* Goal
Pull every line containing "that" out of the material below.

───── Data records

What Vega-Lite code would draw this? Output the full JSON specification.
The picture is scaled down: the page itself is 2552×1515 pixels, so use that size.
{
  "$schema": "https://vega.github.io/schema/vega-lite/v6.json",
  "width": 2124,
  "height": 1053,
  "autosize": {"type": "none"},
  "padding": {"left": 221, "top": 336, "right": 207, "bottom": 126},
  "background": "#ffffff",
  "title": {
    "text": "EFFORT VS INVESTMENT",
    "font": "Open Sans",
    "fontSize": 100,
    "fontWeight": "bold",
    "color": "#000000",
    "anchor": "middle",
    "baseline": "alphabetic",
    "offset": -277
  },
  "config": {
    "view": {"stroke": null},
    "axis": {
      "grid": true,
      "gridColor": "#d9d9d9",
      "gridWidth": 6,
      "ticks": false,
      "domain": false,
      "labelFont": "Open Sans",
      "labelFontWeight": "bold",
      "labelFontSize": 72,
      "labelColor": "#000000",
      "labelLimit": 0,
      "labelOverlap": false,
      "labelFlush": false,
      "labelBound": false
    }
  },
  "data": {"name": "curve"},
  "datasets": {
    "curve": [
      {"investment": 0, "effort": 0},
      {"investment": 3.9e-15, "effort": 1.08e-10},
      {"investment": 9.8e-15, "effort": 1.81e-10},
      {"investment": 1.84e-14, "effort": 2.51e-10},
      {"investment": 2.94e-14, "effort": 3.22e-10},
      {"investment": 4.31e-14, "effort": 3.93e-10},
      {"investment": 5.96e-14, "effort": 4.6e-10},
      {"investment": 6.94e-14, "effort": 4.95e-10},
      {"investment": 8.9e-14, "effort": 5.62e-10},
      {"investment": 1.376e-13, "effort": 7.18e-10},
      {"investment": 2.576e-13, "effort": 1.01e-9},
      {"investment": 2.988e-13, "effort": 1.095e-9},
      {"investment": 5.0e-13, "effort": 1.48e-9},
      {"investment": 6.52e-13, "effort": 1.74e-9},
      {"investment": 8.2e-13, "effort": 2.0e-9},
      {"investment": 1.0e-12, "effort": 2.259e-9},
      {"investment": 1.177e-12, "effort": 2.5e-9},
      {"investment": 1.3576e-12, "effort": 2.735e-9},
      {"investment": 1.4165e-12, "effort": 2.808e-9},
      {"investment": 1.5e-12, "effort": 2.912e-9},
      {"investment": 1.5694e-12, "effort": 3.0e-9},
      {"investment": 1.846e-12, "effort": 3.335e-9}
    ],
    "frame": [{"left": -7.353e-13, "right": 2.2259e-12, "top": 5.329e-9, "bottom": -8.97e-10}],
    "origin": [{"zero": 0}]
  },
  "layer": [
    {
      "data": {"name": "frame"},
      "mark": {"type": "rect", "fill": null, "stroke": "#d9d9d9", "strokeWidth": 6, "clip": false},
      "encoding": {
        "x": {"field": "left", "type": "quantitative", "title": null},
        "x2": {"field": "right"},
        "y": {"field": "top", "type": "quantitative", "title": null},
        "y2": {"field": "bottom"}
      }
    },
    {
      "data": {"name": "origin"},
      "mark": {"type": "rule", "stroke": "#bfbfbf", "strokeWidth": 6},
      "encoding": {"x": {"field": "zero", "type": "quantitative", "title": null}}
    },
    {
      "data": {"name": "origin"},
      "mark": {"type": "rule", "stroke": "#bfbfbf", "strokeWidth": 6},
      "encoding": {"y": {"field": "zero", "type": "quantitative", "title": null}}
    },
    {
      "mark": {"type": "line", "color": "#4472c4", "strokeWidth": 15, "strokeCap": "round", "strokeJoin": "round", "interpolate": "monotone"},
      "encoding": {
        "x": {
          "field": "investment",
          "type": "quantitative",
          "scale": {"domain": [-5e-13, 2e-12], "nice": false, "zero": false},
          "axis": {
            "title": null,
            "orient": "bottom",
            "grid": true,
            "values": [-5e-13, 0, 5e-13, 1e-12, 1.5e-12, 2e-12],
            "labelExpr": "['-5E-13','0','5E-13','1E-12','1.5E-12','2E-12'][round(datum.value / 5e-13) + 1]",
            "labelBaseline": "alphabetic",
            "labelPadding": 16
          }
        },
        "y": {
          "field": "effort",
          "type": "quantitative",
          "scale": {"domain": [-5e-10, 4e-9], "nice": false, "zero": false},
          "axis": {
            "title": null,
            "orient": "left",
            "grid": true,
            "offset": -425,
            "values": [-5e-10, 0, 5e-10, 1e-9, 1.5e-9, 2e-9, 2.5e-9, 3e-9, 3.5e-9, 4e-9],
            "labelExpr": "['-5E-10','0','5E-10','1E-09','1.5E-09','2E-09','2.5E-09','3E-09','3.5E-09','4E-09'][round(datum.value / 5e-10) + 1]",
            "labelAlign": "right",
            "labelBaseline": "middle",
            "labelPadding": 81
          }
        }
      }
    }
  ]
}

──────────
───── Data records

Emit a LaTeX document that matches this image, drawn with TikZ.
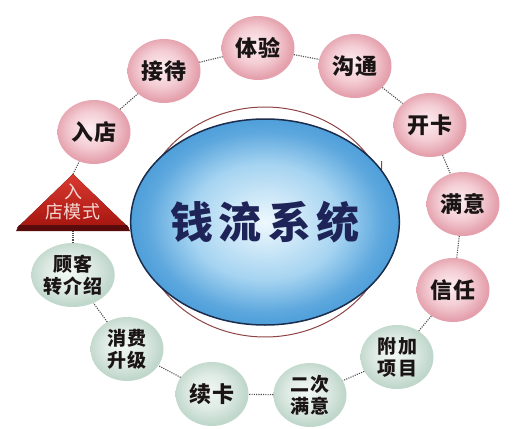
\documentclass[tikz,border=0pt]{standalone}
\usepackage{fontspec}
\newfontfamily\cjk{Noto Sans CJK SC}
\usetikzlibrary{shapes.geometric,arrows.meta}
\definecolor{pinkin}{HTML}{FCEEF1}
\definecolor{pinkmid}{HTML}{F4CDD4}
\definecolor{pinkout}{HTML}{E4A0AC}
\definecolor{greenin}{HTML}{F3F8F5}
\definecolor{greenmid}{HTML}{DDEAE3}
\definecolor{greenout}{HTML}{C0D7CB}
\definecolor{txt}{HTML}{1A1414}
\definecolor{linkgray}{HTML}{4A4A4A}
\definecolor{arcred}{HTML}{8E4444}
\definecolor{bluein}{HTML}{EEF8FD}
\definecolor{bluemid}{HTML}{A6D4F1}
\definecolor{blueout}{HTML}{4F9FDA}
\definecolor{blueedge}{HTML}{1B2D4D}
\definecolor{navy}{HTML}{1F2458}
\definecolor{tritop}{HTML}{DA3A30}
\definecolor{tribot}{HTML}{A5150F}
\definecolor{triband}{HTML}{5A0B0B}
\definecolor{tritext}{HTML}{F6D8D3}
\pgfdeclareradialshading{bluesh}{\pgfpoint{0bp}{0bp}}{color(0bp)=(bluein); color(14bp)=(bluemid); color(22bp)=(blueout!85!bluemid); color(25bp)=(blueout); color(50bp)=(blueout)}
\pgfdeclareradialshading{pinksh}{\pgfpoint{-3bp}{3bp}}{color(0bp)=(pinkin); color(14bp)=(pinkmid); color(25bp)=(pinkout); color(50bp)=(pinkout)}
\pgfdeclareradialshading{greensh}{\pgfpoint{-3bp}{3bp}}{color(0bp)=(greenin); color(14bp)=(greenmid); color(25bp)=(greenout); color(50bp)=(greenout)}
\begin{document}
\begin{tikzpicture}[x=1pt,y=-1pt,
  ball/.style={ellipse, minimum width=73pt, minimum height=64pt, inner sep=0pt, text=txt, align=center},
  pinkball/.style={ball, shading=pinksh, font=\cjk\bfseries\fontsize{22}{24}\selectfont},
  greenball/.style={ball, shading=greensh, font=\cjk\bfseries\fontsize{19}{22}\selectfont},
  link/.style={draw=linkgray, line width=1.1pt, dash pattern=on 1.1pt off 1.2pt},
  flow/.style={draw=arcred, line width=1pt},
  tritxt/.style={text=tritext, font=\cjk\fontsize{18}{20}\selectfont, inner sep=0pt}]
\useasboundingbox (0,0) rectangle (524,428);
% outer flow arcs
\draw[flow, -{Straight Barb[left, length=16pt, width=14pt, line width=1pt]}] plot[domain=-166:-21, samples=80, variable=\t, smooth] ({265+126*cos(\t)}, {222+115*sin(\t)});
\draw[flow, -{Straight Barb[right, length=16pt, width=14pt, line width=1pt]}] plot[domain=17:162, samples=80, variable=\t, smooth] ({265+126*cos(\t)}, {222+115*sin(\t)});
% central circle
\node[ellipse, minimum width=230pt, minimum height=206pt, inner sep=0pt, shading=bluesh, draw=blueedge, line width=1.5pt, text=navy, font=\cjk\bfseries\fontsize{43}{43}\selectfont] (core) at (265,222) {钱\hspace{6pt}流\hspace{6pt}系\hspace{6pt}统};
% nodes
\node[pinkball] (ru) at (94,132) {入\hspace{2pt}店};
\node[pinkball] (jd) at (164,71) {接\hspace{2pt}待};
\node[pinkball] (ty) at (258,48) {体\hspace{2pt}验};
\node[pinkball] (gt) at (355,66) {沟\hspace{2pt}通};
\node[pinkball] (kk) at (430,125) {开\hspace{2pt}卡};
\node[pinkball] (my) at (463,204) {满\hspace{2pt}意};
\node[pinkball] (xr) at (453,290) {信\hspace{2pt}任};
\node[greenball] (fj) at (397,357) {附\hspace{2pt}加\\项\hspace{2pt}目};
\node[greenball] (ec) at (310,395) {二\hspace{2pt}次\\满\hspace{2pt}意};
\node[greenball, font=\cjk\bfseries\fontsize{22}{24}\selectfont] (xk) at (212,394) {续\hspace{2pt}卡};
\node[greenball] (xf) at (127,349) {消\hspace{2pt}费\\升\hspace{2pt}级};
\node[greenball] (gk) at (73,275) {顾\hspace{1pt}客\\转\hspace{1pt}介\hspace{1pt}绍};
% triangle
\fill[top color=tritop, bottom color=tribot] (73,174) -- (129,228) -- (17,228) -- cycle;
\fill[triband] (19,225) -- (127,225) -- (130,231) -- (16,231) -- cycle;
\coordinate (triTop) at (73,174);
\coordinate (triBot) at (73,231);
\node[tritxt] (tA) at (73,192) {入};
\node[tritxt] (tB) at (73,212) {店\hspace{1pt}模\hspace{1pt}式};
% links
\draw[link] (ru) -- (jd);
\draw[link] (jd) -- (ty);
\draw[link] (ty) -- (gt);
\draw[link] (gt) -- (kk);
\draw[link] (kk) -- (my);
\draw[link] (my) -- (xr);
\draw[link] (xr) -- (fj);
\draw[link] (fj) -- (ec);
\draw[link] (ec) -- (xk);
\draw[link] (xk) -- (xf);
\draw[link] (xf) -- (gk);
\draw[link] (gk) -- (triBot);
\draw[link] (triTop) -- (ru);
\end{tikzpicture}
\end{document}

──────────

* Answer for the task
The picture is scaled down: the page itself is 2552×1515 pixels, so use that size.
Emit a LaTeX document that matches this image, drawn with TikZ.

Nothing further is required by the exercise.